Qui il concetto di miseria deve essere declinato in termini squisitamente sociali (esistenziali, direi), e non riduttivamente materiali (economici).

La fuoriuscita dell’uomo dalla minorità di cui egli stesso è l’artefice: in questo, secondo Kant, si compendia il significato ultimo dell’illuminismo. Il progetto illuminista non poteva non fallire, giacché esso affidava l’emancipazione universale degli individui a una rivoluzione antropologica (culturale, morale, etica) che lasciava intatta quella struttura classista che li sequestrava (e continua a sequestrarli) nella dimensione disumana del lavoro sfruttato, reificato e alienante. Dove c’è la divisione classista della società, con tutto ciò che tale divisione presuppone e pone sempre di nuovo (la prassi capitalistica riproduce ogni giorno la marxiana «accumulazione originaria»), non può esserci né libertà né umanità. Nell’epoca dello sfruttamento scientificamente progettato e praticato della natura e dell’individuo atomizzato ridotto a mera risorsa economica (a «capitale umano») il non-ancora-uomo è ancora (direi sempre più)in uno stato di tragica minorità. Ma, al contrario di quando accadeva nella tragedia greca, qui il Deus ex machina non siede nemmeno fra il pubblico.

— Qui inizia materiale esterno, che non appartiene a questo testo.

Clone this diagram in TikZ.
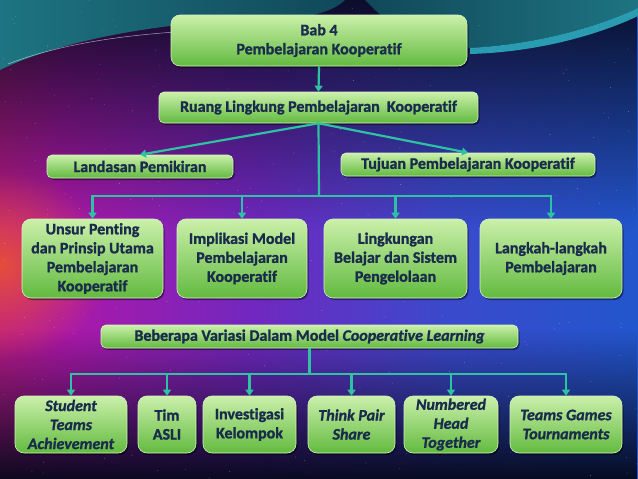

«Il più grande bisogno» di cui parla Scruton non è «umano» ma disumano.

 

* Gli stessi rapporti sociali capitalistici, nella misura in cui si danno attraverso la mediazione del mercato (del lavoro, delle merci, del denaro, ecc.), acquisiscono una solida struttura ideologica. Infatti, la prassi contrattualistica del mercato mistifica oggettivamente un rapporto sociale di dominio e di sfruttamento.